- **EXTRACTED ENTRIES**:
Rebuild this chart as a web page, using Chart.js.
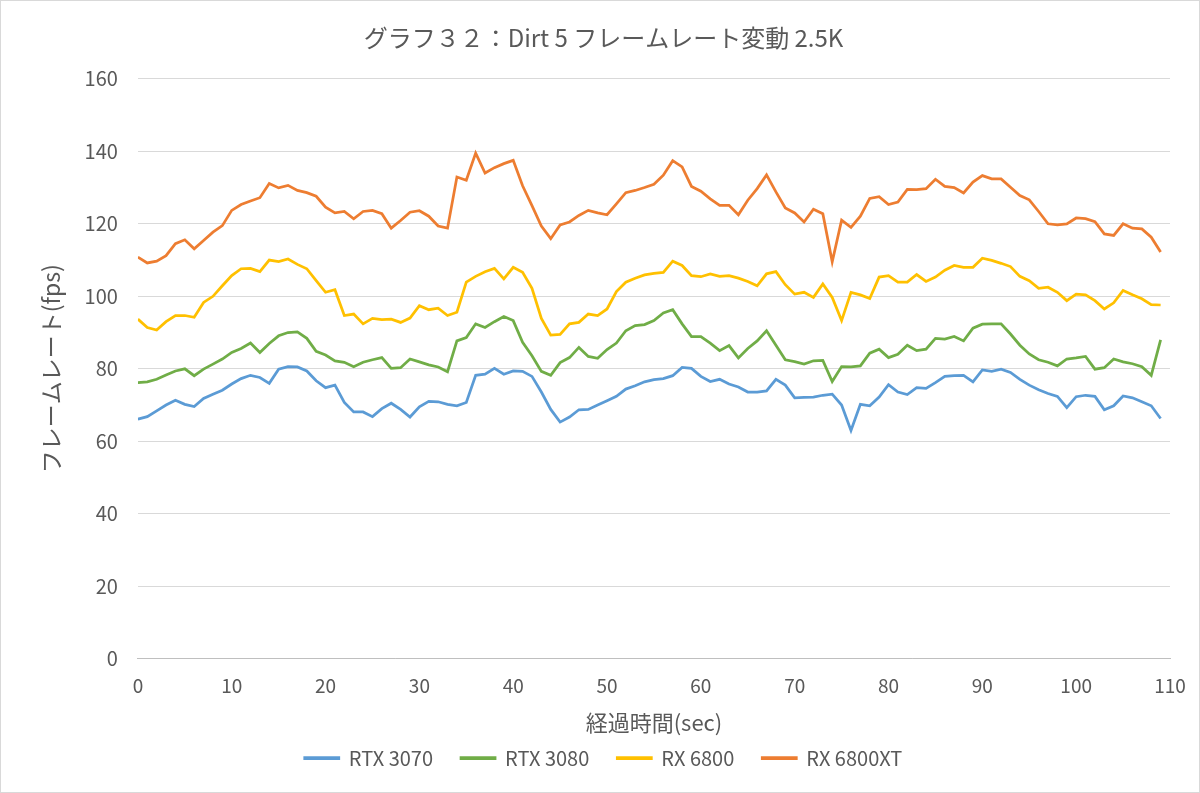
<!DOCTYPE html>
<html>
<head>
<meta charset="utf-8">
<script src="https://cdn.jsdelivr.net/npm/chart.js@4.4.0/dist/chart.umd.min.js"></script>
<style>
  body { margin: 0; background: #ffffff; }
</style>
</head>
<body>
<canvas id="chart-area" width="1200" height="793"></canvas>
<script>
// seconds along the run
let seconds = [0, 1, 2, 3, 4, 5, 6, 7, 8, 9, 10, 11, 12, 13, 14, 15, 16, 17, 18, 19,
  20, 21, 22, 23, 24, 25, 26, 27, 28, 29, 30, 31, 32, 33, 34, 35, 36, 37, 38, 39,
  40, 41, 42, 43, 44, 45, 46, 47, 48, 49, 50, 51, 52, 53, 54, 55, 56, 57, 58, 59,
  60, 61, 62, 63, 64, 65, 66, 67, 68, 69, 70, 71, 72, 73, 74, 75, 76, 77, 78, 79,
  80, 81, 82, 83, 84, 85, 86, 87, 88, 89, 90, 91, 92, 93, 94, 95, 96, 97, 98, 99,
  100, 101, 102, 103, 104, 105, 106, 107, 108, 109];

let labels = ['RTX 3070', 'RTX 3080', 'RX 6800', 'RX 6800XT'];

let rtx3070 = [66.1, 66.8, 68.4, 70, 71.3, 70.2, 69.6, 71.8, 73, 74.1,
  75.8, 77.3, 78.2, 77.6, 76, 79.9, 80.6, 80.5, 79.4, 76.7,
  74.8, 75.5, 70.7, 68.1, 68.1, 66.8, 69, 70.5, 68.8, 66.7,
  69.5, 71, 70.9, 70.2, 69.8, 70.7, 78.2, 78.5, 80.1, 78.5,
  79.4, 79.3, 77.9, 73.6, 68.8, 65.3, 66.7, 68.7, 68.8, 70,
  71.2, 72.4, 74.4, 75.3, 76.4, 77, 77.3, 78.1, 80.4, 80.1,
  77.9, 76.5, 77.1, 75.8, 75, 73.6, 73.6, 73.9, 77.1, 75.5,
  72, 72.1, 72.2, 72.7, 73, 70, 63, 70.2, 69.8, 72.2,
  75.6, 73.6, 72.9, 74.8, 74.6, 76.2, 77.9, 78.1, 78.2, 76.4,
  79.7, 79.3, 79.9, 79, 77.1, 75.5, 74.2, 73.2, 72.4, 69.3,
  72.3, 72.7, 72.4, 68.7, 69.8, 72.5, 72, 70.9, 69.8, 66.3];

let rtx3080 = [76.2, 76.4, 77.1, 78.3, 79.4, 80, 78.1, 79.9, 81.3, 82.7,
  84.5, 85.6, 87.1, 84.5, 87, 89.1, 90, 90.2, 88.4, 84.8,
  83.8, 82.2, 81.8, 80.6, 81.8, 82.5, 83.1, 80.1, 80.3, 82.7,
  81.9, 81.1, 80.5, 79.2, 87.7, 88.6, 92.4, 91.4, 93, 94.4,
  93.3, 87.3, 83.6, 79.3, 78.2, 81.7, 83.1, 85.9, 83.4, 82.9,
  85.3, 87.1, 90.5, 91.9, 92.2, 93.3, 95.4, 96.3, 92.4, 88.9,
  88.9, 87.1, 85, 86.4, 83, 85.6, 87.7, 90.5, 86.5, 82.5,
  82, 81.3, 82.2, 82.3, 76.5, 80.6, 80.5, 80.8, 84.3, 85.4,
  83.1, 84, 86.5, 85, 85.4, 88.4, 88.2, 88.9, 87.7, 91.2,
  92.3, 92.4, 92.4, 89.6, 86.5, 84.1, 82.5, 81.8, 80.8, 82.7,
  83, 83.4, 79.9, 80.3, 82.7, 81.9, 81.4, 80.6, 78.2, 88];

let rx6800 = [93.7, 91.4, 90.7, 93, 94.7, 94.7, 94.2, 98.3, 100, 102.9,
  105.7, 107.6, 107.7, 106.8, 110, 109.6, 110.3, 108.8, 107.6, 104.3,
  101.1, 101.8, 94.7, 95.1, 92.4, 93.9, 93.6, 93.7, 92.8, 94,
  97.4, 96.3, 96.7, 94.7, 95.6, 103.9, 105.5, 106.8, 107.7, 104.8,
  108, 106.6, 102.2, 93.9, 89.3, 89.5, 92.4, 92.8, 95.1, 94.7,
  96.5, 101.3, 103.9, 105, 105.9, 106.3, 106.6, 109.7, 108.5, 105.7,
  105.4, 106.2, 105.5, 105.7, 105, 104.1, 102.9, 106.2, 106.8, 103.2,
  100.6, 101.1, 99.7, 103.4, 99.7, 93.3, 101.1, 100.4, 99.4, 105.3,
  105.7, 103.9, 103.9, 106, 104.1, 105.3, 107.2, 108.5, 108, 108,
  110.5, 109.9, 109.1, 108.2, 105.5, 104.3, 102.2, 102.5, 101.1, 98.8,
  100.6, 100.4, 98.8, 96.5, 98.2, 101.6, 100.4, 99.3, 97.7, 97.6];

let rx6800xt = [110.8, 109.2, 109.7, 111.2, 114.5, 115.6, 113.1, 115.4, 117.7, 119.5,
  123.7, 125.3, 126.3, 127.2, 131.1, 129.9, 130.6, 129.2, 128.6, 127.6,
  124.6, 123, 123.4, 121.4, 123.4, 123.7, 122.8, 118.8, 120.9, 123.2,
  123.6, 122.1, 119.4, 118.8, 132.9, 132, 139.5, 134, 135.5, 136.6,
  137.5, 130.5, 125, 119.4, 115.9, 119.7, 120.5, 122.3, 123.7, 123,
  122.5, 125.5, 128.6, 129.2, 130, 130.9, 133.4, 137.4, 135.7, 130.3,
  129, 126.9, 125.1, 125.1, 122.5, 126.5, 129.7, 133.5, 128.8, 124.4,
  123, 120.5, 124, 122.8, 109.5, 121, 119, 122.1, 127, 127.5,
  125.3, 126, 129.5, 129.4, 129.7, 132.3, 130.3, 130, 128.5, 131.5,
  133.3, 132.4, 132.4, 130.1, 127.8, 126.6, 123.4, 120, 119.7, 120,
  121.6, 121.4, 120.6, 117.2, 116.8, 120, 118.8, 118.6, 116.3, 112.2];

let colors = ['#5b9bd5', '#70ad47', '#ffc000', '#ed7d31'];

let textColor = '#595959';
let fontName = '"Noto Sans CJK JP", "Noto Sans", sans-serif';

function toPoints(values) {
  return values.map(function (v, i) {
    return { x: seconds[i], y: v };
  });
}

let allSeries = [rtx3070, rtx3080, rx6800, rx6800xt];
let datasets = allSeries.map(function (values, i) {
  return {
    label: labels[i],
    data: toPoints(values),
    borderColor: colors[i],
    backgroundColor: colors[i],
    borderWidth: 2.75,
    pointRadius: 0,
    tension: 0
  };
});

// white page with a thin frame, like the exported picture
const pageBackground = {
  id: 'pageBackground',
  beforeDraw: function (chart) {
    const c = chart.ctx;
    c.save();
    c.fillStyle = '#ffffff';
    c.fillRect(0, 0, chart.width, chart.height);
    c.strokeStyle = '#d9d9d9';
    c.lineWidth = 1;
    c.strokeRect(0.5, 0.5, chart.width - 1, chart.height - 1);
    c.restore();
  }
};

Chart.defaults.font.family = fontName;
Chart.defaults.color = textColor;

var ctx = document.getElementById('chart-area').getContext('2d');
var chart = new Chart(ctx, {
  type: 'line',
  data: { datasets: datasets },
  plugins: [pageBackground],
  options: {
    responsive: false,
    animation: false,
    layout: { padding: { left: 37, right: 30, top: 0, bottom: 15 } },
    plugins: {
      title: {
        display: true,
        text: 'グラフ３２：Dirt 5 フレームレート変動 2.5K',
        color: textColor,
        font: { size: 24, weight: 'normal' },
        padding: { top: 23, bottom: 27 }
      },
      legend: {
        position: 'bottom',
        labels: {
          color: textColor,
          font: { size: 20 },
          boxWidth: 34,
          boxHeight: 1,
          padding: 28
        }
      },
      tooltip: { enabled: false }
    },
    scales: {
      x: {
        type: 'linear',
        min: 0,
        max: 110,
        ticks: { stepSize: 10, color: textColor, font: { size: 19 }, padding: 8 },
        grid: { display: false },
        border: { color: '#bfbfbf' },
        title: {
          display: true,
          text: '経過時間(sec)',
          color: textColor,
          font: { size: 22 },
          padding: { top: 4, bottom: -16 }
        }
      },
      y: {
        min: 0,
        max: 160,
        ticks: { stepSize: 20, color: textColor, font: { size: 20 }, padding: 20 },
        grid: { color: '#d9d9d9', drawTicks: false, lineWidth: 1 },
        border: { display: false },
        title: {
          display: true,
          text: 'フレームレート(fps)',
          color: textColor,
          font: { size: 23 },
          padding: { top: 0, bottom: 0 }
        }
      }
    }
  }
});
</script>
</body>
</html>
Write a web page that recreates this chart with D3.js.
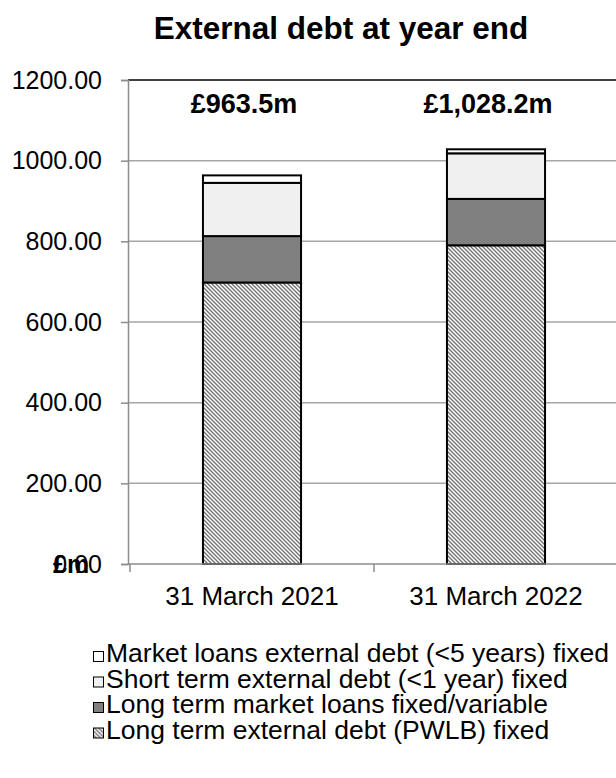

- **TASK PROMPT**: From the first line above to the line containing "72.3, 72.7, 72.4, 68.7, 69.8, 72.5, 72, 70.9, 69.8, 66.3];", repeat each line exactly. Pictures stay out.

- **RESULT FOR THIS TASK**:
Rebuild this chart as a web page, using Chart.js.
<!DOCTYPE html>
<html>
<head>
<meta charset="utf-8">
<script src="https://cdn.jsdelivr.net/npm/chart.js@4.4.0/dist/chart.umd.min.js"></script>
<style>
  body { margin: 0; background: #ffffff; }
</style>
</head>
<body>
<canvas id="chart-area" width="1200" height="793"></canvas>
<script>
// seconds along the run
let seconds = [0, 1, 2, 3, 4, 5, 6, 7, 8, 9, 10, 11, 12, 13, 14, 15, 16, 17, 18, 19,
  20, 21, 22, 23, 24, 25, 26, 27, 28, 29, 30, 31, 32, 33, 34, 35, 36, 37, 38, 39,
  40, 41, 42, 43, 44, 45, 46, 47, 48, 49, 50, 51, 52, 53, 54, 55, 56, 57, 58, 59,
  60, 61, 62, 63, 64, 65, 66, 67, 68, 69, 70, 71, 72, 73, 74, 75, 76, 77, 78, 79,
  80, 81, 82, 83, 84, 85, 86, 87, 88, 89, 90, 91, 92, 93, 94, 95, 96, 97, 98, 99,
  100, 101, 102, 103, 104, 105, 106, 107, 108, 109];

let labels = ['RTX 3070', 'RTX 3080', 'RX 6800', 'RX 6800XT'];

let rtx3070 = [66.1, 66.8, 68.4, 70, 71.3, 70.2, 69.6, 71.8, 73, 74.1,
  75.8, 77.3, 78.2, 77.6, 76, 79.9, 80.6, 80.5, 79.4, 76.7,
  74.8, 75.5, 70.7, 68.1, 68.1, 66.8, 69, 70.5, 68.8, 66.7,
  69.5, 71, 70.9, 70.2, 69.8, 70.7, 78.2, 78.5, 80.1, 78.5,
  79.4, 79.3, 77.9, 73.6, 68.8, 65.3, 66.7, 68.7, 68.8, 70,
  71.2, 72.4, 74.4, 75.3, 76.4, 77, 77.3, 78.1, 80.4, 80.1,
  77.9, 76.5, 77.1, 75.8, 75, 73.6, 73.6, 73.9, 77.1, 75.5,
  72, 72.1, 72.2, 72.7, 73, 70, 63, 70.2, 69.8, 72.2,
  75.6, 73.6, 72.9, 74.8, 74.6, 76.2, 77.9, 78.1, 78.2, 76.4,
  79.7, 79.3, 79.9, 79, 77.1, 75.5, 74.2, 73.2, 72.4, 69.3,
  72.3, 72.7, 72.4, 68.7, 69.8, 72.5, 72, 70.9, 69.8, 66.3];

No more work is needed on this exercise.